Karin Henkel und ihr Kostümbildner Klaus Bruns stecken die Merteuil und den Valmont jedoch von Anfang an in große, graue Hasenkostüme und lassen sie, mit wippendem Hasenschwanz, wackelnden Ohren, baumelnden Brüsten und baumelndem Penis, erst einmal rammeln, was das Zeug hält, und als grobe Karikaturen allen Begehrens erscheinen.

Alle Raffinesse, alles Verführerische und damit auch alles Ambivalente dieser beiden boshaften Figuren ist ihnen damit von Anfang an ausgetrieben. Die Hässlichkeit ihres Intrigenspiels wird von Beginn an ausgestellt, und rätselhaft bleibt nur, warum ihre Opfer, Madame de Volanges und ihre Tochter Cécile und die Präsidentin de Tourvel, überhaupt auf ihre durchsichtigen Manöver und Valmonts schmierige Annäherungen hereinfallen.

So ist der Blick, den die Regisseurin auf das Stück wirft, kalt: Er lässt nicht die Entzündung des Eros an der Sprache gelten. Er erzählt wenig über die Kunst der Verführung als einer reichen Kultur der Codes und der Kulissen, die um die Theaterhaftigkeit der Inszenierung des eigenen Lebens weiß, und lässt stattdessen das blanke Gerüst der Gewalt in Valmonts Attacken sehen. Und schon gar nicht gesteht die Regisseurin den beiden Libertins etwas von der politischen Widerständigkeit der Libertinage zu, die den vorrevolutionären Briefroman von Choderlos de Laclos aus dem 18. Jahrhundert für spätere Bearbeitungen von Heiner Müller oder den Filmregisseur Stephen Frears so interessant machte. Dass Karin Henkel diesen historischen und literaturgeschichtlichen Echoraum so wenig nutzte, nahmen ihr die Buhrufer wohl am meisten übel.
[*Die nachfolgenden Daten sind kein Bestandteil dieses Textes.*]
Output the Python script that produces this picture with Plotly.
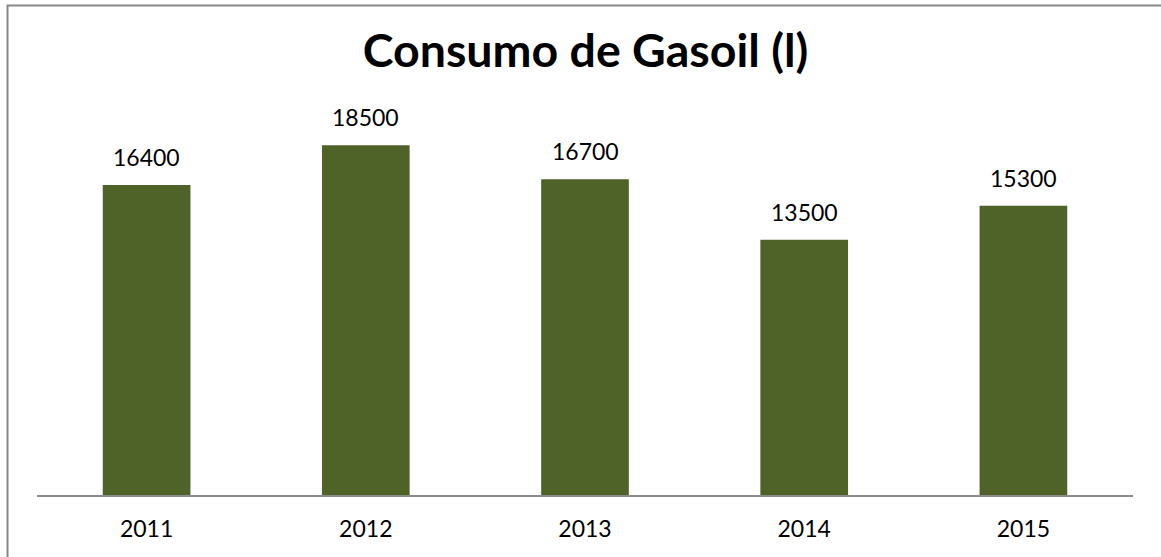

Was ihr aber gelingt, ist eine sehr schnörkellose und stringente Inszenierung. Die meiste Zeit befinden sich alle fünf Darsteller und ein junger Musiker auf der Vorderbühne um einen großen Tisch und tauschen nur dialogbedingt die Plätze. Einer Leseprobe oder auch einer Gerichtsverhandlung gleicht dieses nüchterne Setting, das aber den Briefen, die teilweise direkt ins Mikrofon gelesen werden, genau zuhören lässt. Auch Céciles Vergewaltigung und die Verführung der Präsidentin finden an diesem Tisch statt, stets beobachtet von der Marquise de Merteuil, die in ihrem großen Hasenkostüm lässig zurückgelehnt am Tisch sitzt und raucht: Als ob hier die Tiere den Menschen im Laborversuch beobachten.

Machtspiel

Später öffnet sich hinter der Vorderbühne die Wand zum runden und weiten Raum der Drehbühne, die aber diesmal nur ein kreisendes Gefängnis für die Opfer des Paares ist. Nach und nach werden sie in dessen Leere entsorgt, während das Paar vorne zusammenrückt.

„Es geht gar nicht um Sex, sondern um Macht, um perfide Spiele mit den Gefühlen von Menschen bis hin zur gegenseitigen Zerstörung“, sagte Wolfram Koch vor der Premiere über seine Rolle. Es gibt in dieser Inszenierung keine Beschönigung von Gewalt, Missbrauch, Verrat und Erniedrigung. Das aber eben ist der Inszenierung anzurechnen, kein frivoles Spiel mit diesen Szenen zu betreiben.

Dies sorgt allerdings für eine relativ große Überraschungslosigkeit im Verlauf. Mit der einen großen Ausnahme des Endes: Dann nämlich, wenn das ganze Spiel, zu dem die Merteuil den Vicomte aufgehetzt hat, doch plötzlich in einem anderen Licht erscheint. Glaubte er sich bis dahin ihr Werkzeug, sieht er sich nun als ihr Opfer. Der vermeintliche Wettbewerb in Gefühlskälte entpuppt sich zuletzt als ihre Rache an seinem Handeln und an einer frauenverachtenden Kultur. Sie inszeniert ein Lehrstück, um ihn zuletzt genau so leiden zu lassen, wie er leiden ließ.